Powell Rallies for Community Thanksgiving
Volunteers plan to serve free turkey dinners to hundreds at fairgrounds
- Published In: Other News & Features
- Last Updated: Nov 22, 2023
Seth Carter and son, Titus, help Larry Akin, far left, load supplies Monday in preparation for a community Thanksgiving dinner in Powell. (Courtesy photo from Larry Akin)
By Ruffin Prevost
Special to the Wyoming Truth
CODY, Wyo. — Even the most accomplished cooks can be intimidated when preparing a multi-course Thanksgiving meal. It’s tricky to bake a turkey that is juicy but also golden brown, whip up mashed potatoes free of lumps and make stuffing that is moist but crispy on top.
Pulling all that together, along with the other trimmings and dessert for a dozen or more people, can be a daunting task. Imagine doing it for a guest list of 500.
That’s the challenge a group of self-organized volunteers face tomorrow when they come together to continue a tradition started over two decades ago, serving a community Thanksgiving meal to anyone who wants one.
The dinner began at Powell’s First United Methodist Church as a way to serve international students and others at Northwest College who were spending Thanksgiving in Powell, away from friends and family. It has since grown into a large-scale gathering open to everyone.
In recent years, the mid-day meal had been provided by the Powell Ministerial Association. But that organization announced earlier this month that it would not be able to serve diners this year.

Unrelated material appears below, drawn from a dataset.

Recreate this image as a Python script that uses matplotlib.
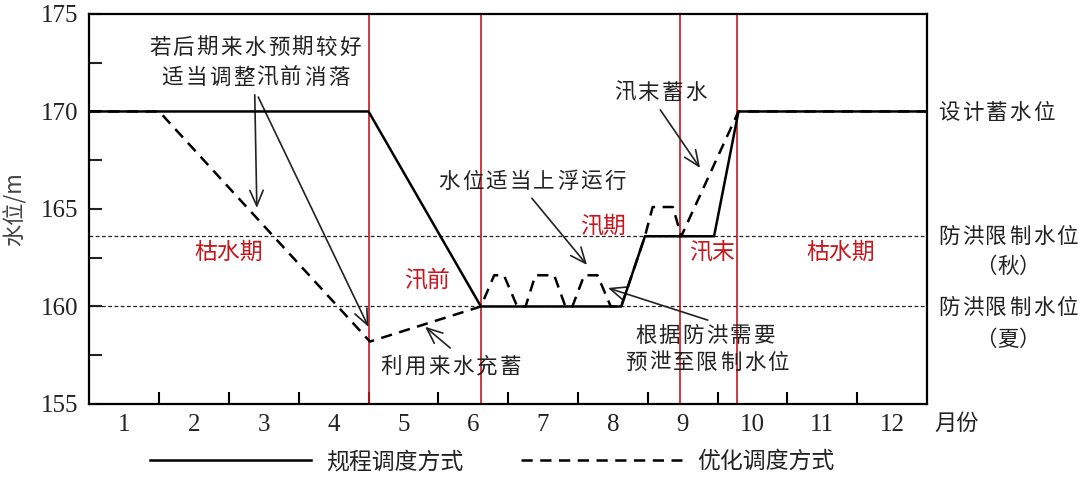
import matplotlib
matplotlib.use("Agg")
import matplotlib.pyplot as plt

plt.rcParams['font.family'] = ['Noto Sans CJK SC', 'DejaVu Sans']

# data
month_labels = [str(m) for m in range(1, 13)]
month_ticks = [m - 0.5 for m in range(1, 13)]

# 规程调度方式
rule_x = [0, 4.0, 5.61, 7.62, 7.96, 8.95, 9.3, 12]
rule_y = [170, 170, 160, 160, 163.6, 163.6, 170, 170]

# 优化调度方式
opt_x = [0, 1.0, 4.02, 5.61, 5.80, 5.94, 6.13, 6.25, 6.39, 6.66, 6.82, 6.92,
         7.09, 7.28, 7.47, 7.62, 7.96, 8.07, 8.36, 8.48, 9.3, 12]
opt_y = [170, 170, 158.2, 160, 161.6, 161.6, 160, 160, 161.6, 161.6, 160, 160,
         161.6, 161.6, 160, 160, 163.6, 165.1, 165.1, 163.6, 170, 170]

limit_levels = [163.6, 160]
period_bounds = [4.0, 5.61, 8.46, 9.28]

RED = '#c8161d'
INK = '#222222'


def spaced(ax, x, y, s, pitch, size, ha='center', **kw):
    # draw a string char by char with a fixed pitch (points)
    n = len(s)
    start = -(n - 1) / 2 * pitch if ha == 'center' else pitch / 2
    for i, ch in enumerate(s):
        ax.annotate(ch, (x, y), xytext=(start + i * pitch, 0), textcoords='offset points',
                    ha='center', va='center', fontsize=size, color=INK,
                    annotation_clip=False, **kw)


def arrow(ax, start, end):
    ax.annotate('', xy=end, xytext=start,
                arrowprops=dict(arrowstyle='->,head_length=0.7,head_width=0.3',
                                lw=1.2, color=INK, mutation_scale=16, shrinkA=0, shrinkB=0))


fig = plt.figure(figsize=(10.8, 4.83), dpi=100)
ax = fig.add_axes([0.0827, 0.1636, 0.7756, 0.8075])

for lv in limit_levels:
    ax.axhline(lv, color=INK, lw=0.9, ls=(0, (3, 2)), zorder=1)
for b in period_bounds:
    ax.axvline(b, color=RED, lw=1.2, zorder=2)

ax.plot(rule_x, rule_y, color='black', lw=1.8, label='规程调度方式', zorder=4)
ax.plot(opt_x, opt_y, color='black', lw=1.8, ls=(0, (4.5, 3)), label='优化调度方式', zorder=3)

ax.set_xlim(0, 12)
ax.set_ylim(155, 175)
ax.set_xticks(month_ticks)
ax.set_xticklabels(month_labels, family='Liberation Serif', fontsize=18)
ax.set_xticks(range(1, 12), minor=True)
ax.tick_params(axis='x', which='major', length=0, pad=7, colors=INK)
ax.tick_params(axis='x', which='minor', direction='in', length=9, width=1.5)
ax.set_yticks([155, 160, 165, 170, 175])
ax.set_yticks([157.5, 162.5, 167.5, 172.5], minor=True)
ax.set_yticklabels(['155', '160', '165', '170', '175'], family='Liberation Serif', fontsize=18)
ax.tick_params(axis='y', which='both', direction='in', length=9, width=1.5, pad=8, colors=INK)
for sp in ax.spines.values():
    sp.set_linewidth(1.6)

ax.set_ylabel('水位/m', fontsize=16, color='#444444', labelpad=10)
ax.text(12.43, 154.03, '月份', fontsize=16, color=INK, ha='center', va='center', clip_on=False)

# annotations
FS = 15.5
spaced(ax, 2.37, 173.26, '若后期来水预期较好', 17.1, FS)
spaced(ax, 2.38, 171.72, '适当调整汛前消落', 17.1, FS)
arrow(ax, (2.37, 170.85), (2.40, 165.05))
arrow(ax, (2.42, 170.74), (4.0, 158.95))

spaced(ax, 6.34, 166.38, '水位适当上浮运行', 17.1, FS)
arrow(ax, (6.34, 165.55), (7.13, 162.13))

spaced(ax, 5.18, 156.9, '利用来水充蓄', 17.1, FS)
arrow(ax, (5.17, 157.87), (4.81, 158.96))

spaced(ax, 8.82, 158.5, '根据防洪需要', 17.1, FS)
spaced(ax, 8.85, 157.1, '预泄至限制水位', 17.1, FS)
arrow(ax, (8.86, 159.3), (7.43, 160.95))

spaced(ax, 8.18, 170.95, '汛末蓄水', 17.1, FS)
arrow(ax, (8.18, 170.08), (8.75, 167.1))

# period labels
for x, y, s in [(1.99, 162.79, '枯水期'), (4.84, 161.36, '汛前'), (7.36, 164.13, '汛期'),
                (8.92, 162.79, '汛末'), (10.77, 162.79, '枯水期')]:
    ax.text(x, y, s, color=RED, fontsize=16.5, ha='center', va='center', zorder=5)

# right side level names
spaced(ax, 12.14, 169.92, '设计蓄水位', 17.1, FS, ha='left')
spaced(ax, 12.14, 163.56, '防洪限制水位', 17.1, FS, ha='left')
spaced(ax, 13.16, 162.03, '（秋）', 16, FS)
spaced(ax, 12.14, 159.92, '防洪限制水位', 17.1, FS, ha='left')
spaced(ax, 13.16, 158.28, '（夏）', 16, FS)

leg = fig.legend(loc='center', bbox_to_anchor=(0.456, 0.044), ncol=2, frameon=False,
                 fontsize=16.5, handlelength=7.0, handletextpad=0.7, columnspacing=2.5,
                 borderpad=0)
for t in leg.get_texts():
    t.set_color(INK)

fig.savefig('out.png', dpi=100)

So Powell resident Larry Akin and dozens of others in the community decided to get together and make the event happen anyway.
“That’s when my wife and I knew that if we can provide some guidance and some leadership, this community will step up and it will happen,” Akin said. “We just believed in the people.”
The people, it turns out, did step up. Akin said he has been in touch with “literally hundreds of people” who have donated funds, food, labor and expertise.
A retired dentist, Akin, 67, said he has the time to help with the event. He has served as a volunteer at the dinner over the past few years, along with wife Maurine, so they have experience with logistics and realize how important the meal is for attendees.
“We just knew by volunteering that this meal is needed, it’s wanted and it is appreciated,” he said.
Some people who are struggling financially appreciate the meal as a small boost, particularly in light of inflationary food costs, Akin said. Those spending the holiday alone are grateful for the fellowship and connections with others.
Organizers aren’t sure how many will attend this year’s dinner. Typically, approximately 500 people show up. But that number climbed to 600 in 2021, and the largest crowd was around 750.
“This is a community dinner, provided by the citizens of Powell for the community of Powell,” Akin said. “However, if somebody needs a Thanksgiving meal and is going to be alone, they are welcome to join us.”
As of Monday, volunteers had sourced 29 turkeys and 10 hams, along with a mountain of potatoes. The menu also will include beans, deviled eggs, cranberry sauce, broccoli salad and an array of pies.
Akin said he was wary of being in the spotlight for the event, and stressed that dozens of others around Powell were also pitching in to make it happen. “There are lots of people behind the scenes and anonymously doing lots of things to help,” he said.
The staff of tractor and farm equipment retailer C&B Operations was working to clean, sterilize and set up dozens of tables and chairs. Hickory Street Bistro & Catering was providing food and other supplies at wholesale cost.
Hickory Street owner Danielle Dearcorn said she “started donating our time and efforts when we started the business five years ago” for various causes. “It’s part of what keeps us going, renews our spirit and gives back to the community that has helped us get as far as we have.”
Seth Carter is neighbors with Akin and works for a campus ministry that serves students at Northwest College and elsewhere. He has volunteered at past dinners and said they are “a good, fun opportunity to see people in the community.”
“Our family has always enjoyed going down and visiting with people there—single people or older people or just families that don’t have a lot of other family members in the area,” Carter said. He was working along with his son, Titus, and Akin on Monday to pick up supplies and prepare for the dinner.
“To be able to serve others, even in that kind of a small way, I think it is valuable and important,” he said.
All costs for the dinner have been covered, Akin said, and he encouraged those wishing to contribute to instead donate to the Powell Loaves and Fishes Food Pantry or another local food bank.
The Powell Community Thanksgiving Dinner will serve diners from 11 a.m. to 1 p.m. on Thursday, Nov. 23 in Heart Mountain Hall at the Park County Fairgrounds, 655 E. 5th St., Powell, Wyoming. The event is free and open to the public.